This blog doesn’t normally touch politics but today (Friday) I learned that Jacinda Ardern is resigning as Prime Minister of New Zealand. She has decided to leave the job after more than five years because, she said, she “no longer has enough in the tank to do it justice.” It’s a frank and honest statement. Possibly even heroic? But is it failure?
Can heroes admit to failure?
Can’t say I’ve met many in the fiction I read, especially not in contemporary romances. Romantic heroes may occasionally fail at some task, sure. But don’t they usually learn from their failure and go on to bigger and better things?
And, even when they do fail, do they confess it to the world at large? Or do they keep that chiselled jaw suitably clamped and say nothing?
The key question, I suppose, is this:
is a hero a failure—unheroic—if he admits he is no longer up to the job?
Is failure OK for heroines but not for heroes?
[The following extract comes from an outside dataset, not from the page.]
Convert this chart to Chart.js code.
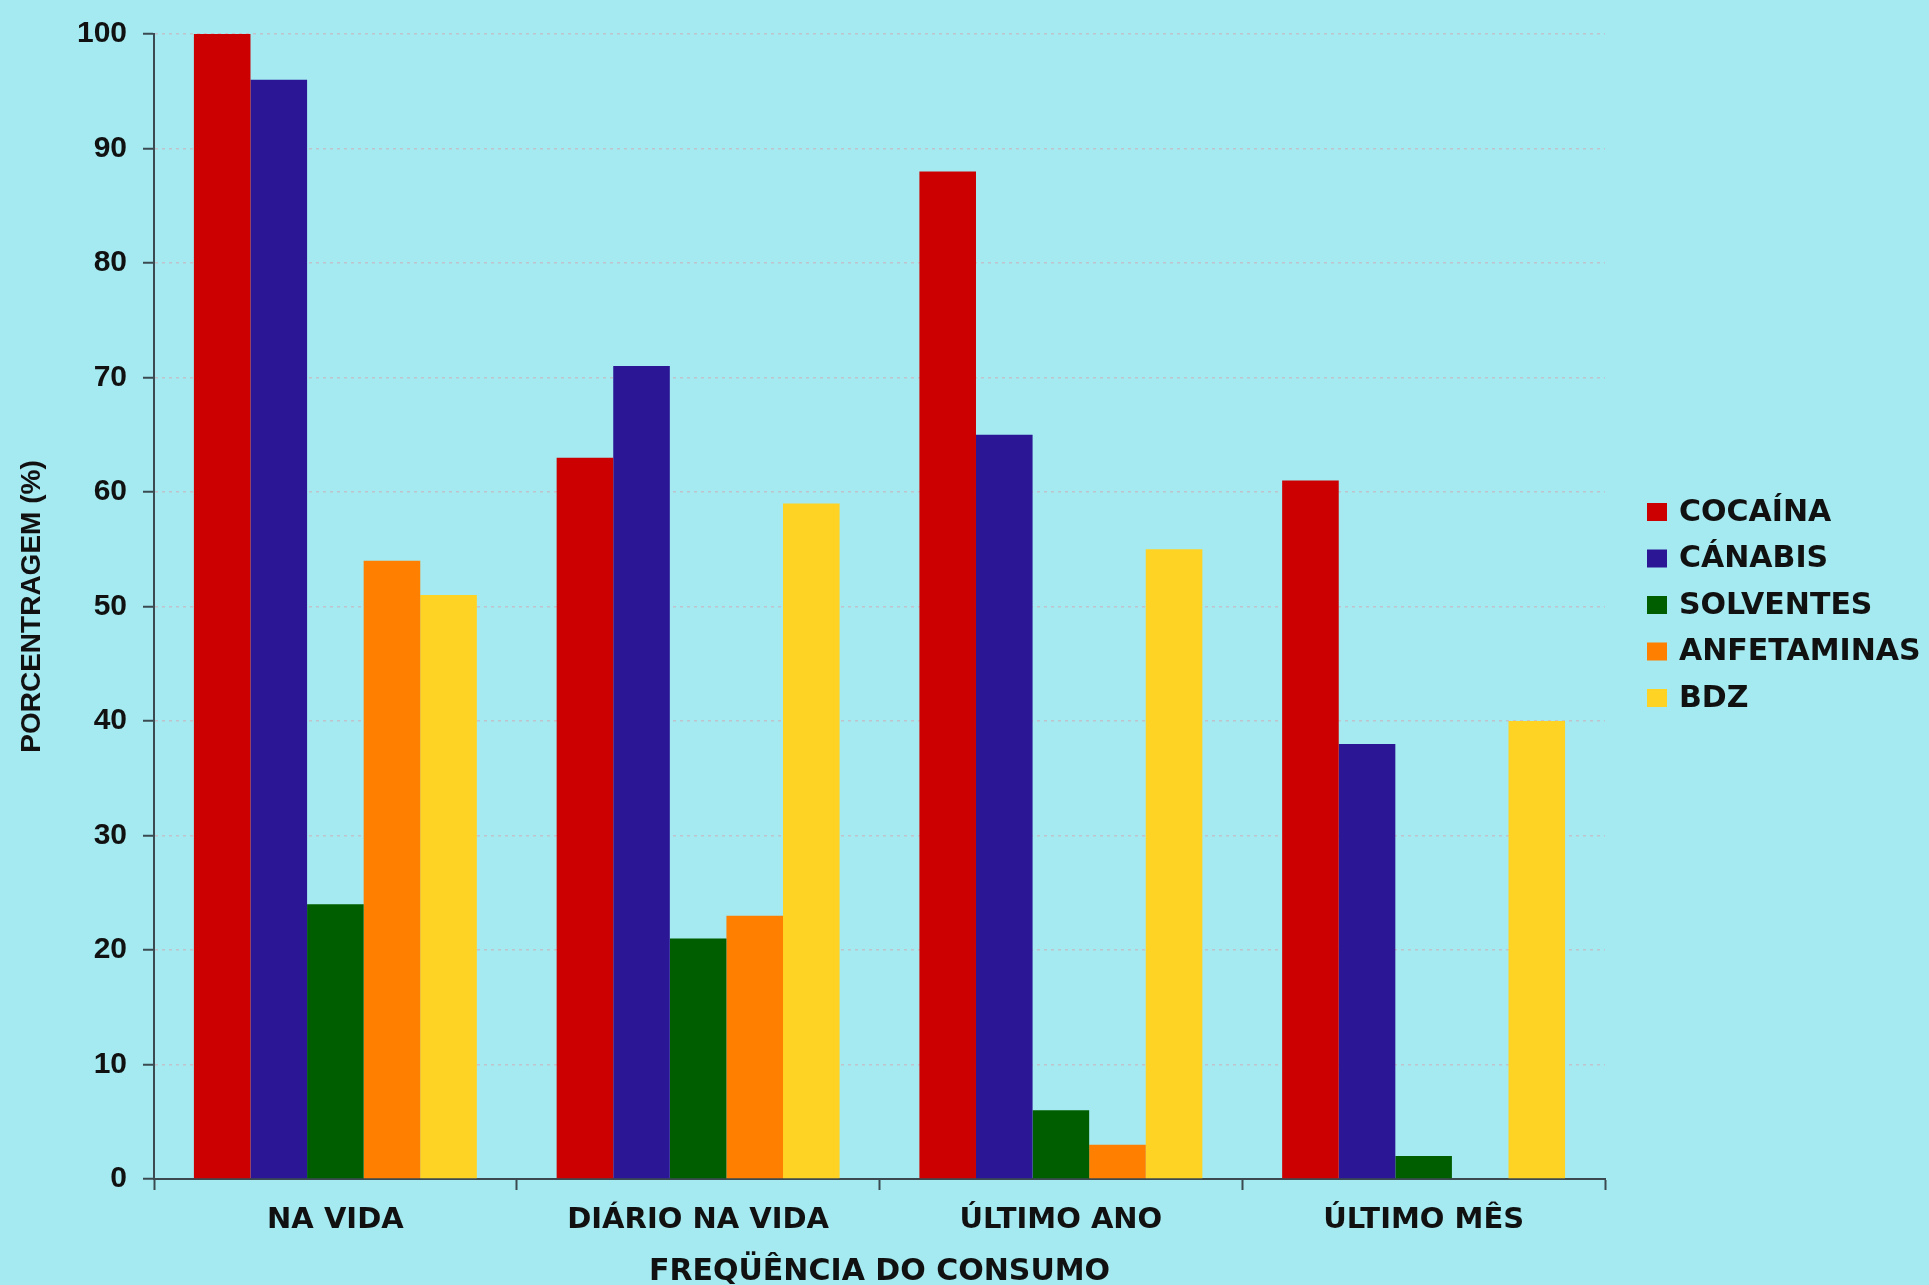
<!DOCTYPE html>
<html lang="pt">
<head>
  <meta charset="UTF-8">
  <title>Frequência do consumo</title>
  <script src="https://cdn.jsdelivr.net/npm/chart.js"></script>
  <style>
    html, body {
      margin: 0;
      padding: 0;
      background-color: #a4eaf0;
      overflow: hidden;
    }
    #chart {
      display: block;
    }
  </style>
</head>
<body>
  <canvas id="chart" width="1929" height="1285"></canvas>

  <script>
    const categories = ['NA VIDA', 'DIÁRIO NA VIDA', 'ÚLTIMO ANO', 'ÚLTIMO MÊS'];
    const drugs = ['COCAÍNA', 'CÁNABIS', 'SOLVENTES', 'ANFETAMINAS', 'BDZ'];
    const cocaina = [100, 63, 88, 61];
    const canabis = [96, 71, 65, 38];
    const solventes = [24, 21, 6, 2];
    const anfetaminas = [54, 23, 3, 0];
    const bdz = [51, 59, 55, 40];
    const colors = ['#cc0000', '#2b1796', '#005e00', '#ff7f00', '#ffd324'];

    const series = [cocaina, canabis, solventes, anfetaminas, bdz];

    // legend drawn by hand so it sits where the original one is
    const sideLegend = {
      id: 'sideLegend',
      afterDraw(chart) {
        const ctx = chart.ctx;
        ctx.save();
        ctx.font = 'bold 30px "DejaVu Sans"';
        ctx.textBaseline = 'middle';
        chart.data.datasets.forEach((ds, i) => {
          const y = 512 + i * 46.5;
          ctx.fillStyle = ds.backgroundColor;
          ctx.fillRect(1647, y - 9, 20, 18);
          ctx.fillStyle = '#111';
          ctx.fillText(ds.label, 1679, y + 1);
        });
        ctx.restore();
      }
    };

    new Chart(document.getElementById('chart'), {
      type: 'bar',
      data: {
        labels: categories,
        datasets: drugs.map((name, i) => ({
          label: name,
          data: series[i],
          backgroundColor: colors[i],
          borderWidth: 0,
          barPercentage: 1,
          categoryPercentage: 0.78
        }))
      },
      options: {
        responsive: false,
        devicePixelRatio: 1,
        animation: false,
        layout: { padding: { left: 0, top: 33, right: 324, bottom: 0 } },
        plugins: {
          legend: { display: false },
          tooltip: { enabled: false }
        },
        scales: {
          x: {
            afterFit(scale) { scale.height = 106; },
            grid: {
              offset: true,
              drawOnChartArea: false,
              drawTicks: true,
              tickLength: 11,
              tickColor: '#3b4a50',
              tickWidth: 2
            },
            border: { display: true, color: '#3b4a50', width: 2 },
            ticks: {
              color: '#111',
              padding: 13,
              font: { family: '"DejaVu Sans", sans-serif', size: 29, weight: 'bold' }
            },
            title: {
              display: true,
              text: 'FREQÜÊNCIA DO CONSUMO',
              color: '#111',
              padding: { top: 0, bottom: -5 },
              font: { family: '"DejaVu Sans", sans-serif', size: 30, weight: 'bold' }
            }
          },
          y: {
            min: 0,
            max: 100,
            afterFit(scale) { scale.width = 154; },
            ticks: {
              stepSize: 10,
              color: '#111',
              padding: 16,
              font: { family: '"Liberation Sans", Arial, sans-serif', size: 30, weight: 'bold' }
            },
            grid: {
              color: 'rgba(200, 185, 195, 0.8)',
              lineWidth: 1.5,
              tickLength: 11,
              tickColor: '#3b4a50',
              tickWidth: 2
            },
            border: { display: true, color: '#3b4a50', width: 2, dash: [3, 4] },
            title: {
              display: true,
              text: 'PORCENTRAGEM (%)',
              color: '#111',
              padding: { top: 15, bottom: 0 },
              font: { family: '"Liberation Sans", Arial, sans-serif', size: 28, weight: 'bold' }
            }
          }
        }
      },
      plugins: [sideLegend]
    });
  </script>
</body>
</html>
Now, there’s a loaded question, wouldn’t you say? But is it a fair question?
I can remember only one other politician who resigned on grounds of not being able to keep doing the job.
Yes, it was a woman. Are you surprised?
Estelle Morris was the Secretary of State for Education for England back in 2002. She resigned because she felt she was “not up to the job”.
A heroine? Or a failure?
Or perhaps both?
Somehow, I can’t see many (any?) real-life male politicians doing what Morris or Ardern have done. But maybe I’ve missed some?
And possibly not many heroic failures in romantic fiction either? Can you think of any?
Romance is fantasy land…and can’t include failure?
Ask yourself a question, just once in a while. Could you stand having a man like that in your own life? Your real life? Do you love the love story only because it’s set in a fantasy land with a fantasy hero?
Yes, OK. I know the alpha male hero has money coming out of his ears so he probably has a minion to see to the bins. But it’s still a fair point, to my mind.
No doubt he could defend the heroine if they were beset by hostiles but, sometimes, it’s not heroics the heroine needs. Sometimes, she needs help with practical, down-and-dirty chores. Like smelly bins.
And I will admit to having a reminder on my computer about the need to remind my own personal hero that Wednesday is the day for him to put out the bins. If I forget to remind him, then the failure is my fault, of course, not his. (And no, it is NOT nagging. No way.)
So that’s all right, isn’t it?
Stories with acknowledged failure in them?
I’m sure I’m a failure here, but just at the moment, I can’t think of romantic failure stories where the hero fesses up and changes course completely. I’m sure that’s just brain failure 😉 on my part. Can you help me out here? I really do want to be proved wrong.
I think Jaynes Anne Krentz has written a couple. DEEP WATERS maybe, and I seem to remember another one where a corporate hero leaves it all to be a charter boat captain.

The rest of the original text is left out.